Ford Motor (F) was the one member of the Big Three U.S. auto producers that did not file for bankruptcy. Its stock has rebounded from a near-death experience in March 2009, and the company is clearly in a strong recovery mode. However, its complexity makes it difficult for investors to track that recovery and may lead to the company being undervalued for some time.
Ford is really two companies: an automotive company and a financial company. Analyzing it is similar to the problems one would have analyzing a company resulting from a merger between Apple (AAPL) and Bank of America (BAC). The automotive company has been doing well and is throwing off considerable cash. Prospects are good largely because the U.S. car fleet is about as old as the College of Cardinals and the need to replace older cars should provide a powerful tailwind to demand. It is facing problems in Europe but booming in Asia, and the overall prospects are very promising. Ford automotive actually has no net debt, has over $9 billion in net cash (total cash minus debt), and is generating cash at a healthy pace.
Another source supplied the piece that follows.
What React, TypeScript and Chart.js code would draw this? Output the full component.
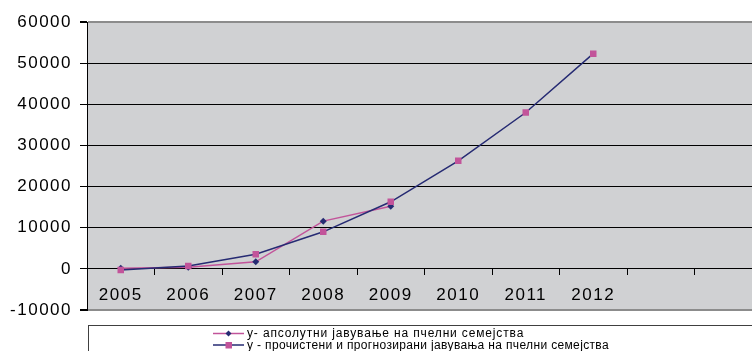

The other company in Ford is Ford financial; its prospects are a bit less clear. Ford Motor Credit (part of Ford financial) lends dealers money secured by new cars and gets paid when the cars are sold. However, that is not the only activity of Ford financial; it is a bit unclear from public documents exactly what all of its activities are, but it seems to be generating reasonably steady numbers. For example, Ford's annual report describes Ford financial as consisting of "Ford Credit and Other Financial Services," but does not really give much of a description of "Other Financial Services."
Looking at Ford and using my sequential balance sheet methodology, I immediately run into problems because the assets ($101.6 billion) and liabilities ($93.2 billion) of Ford financial swamp those of Ford automotive, while Ford automotive produces the bulk of the company's revenue; in 2011, Ford automotive generated revenue of $128 billion while Ford financial's revenue was $8.1 billion. Large amounts of debt make me nervous, but financial companies tend to operate with considerable leverage, so it is not surprising that Ford financial has a great deal of debt. Ford's annual report discusses the securitization of loans and it appears that a good deal of its debt is the non-recourse debt of Special Purpose Entities (SPEs) associated with that securitization. Accounting rules require that SPEs be consolidated into the financial statements of companies that control them under certain circumstances; this can give a misleading impression about leverage, and Ford should consider producing an "adjusted" balance sheet removing non-recourse debt and assets securing such debt.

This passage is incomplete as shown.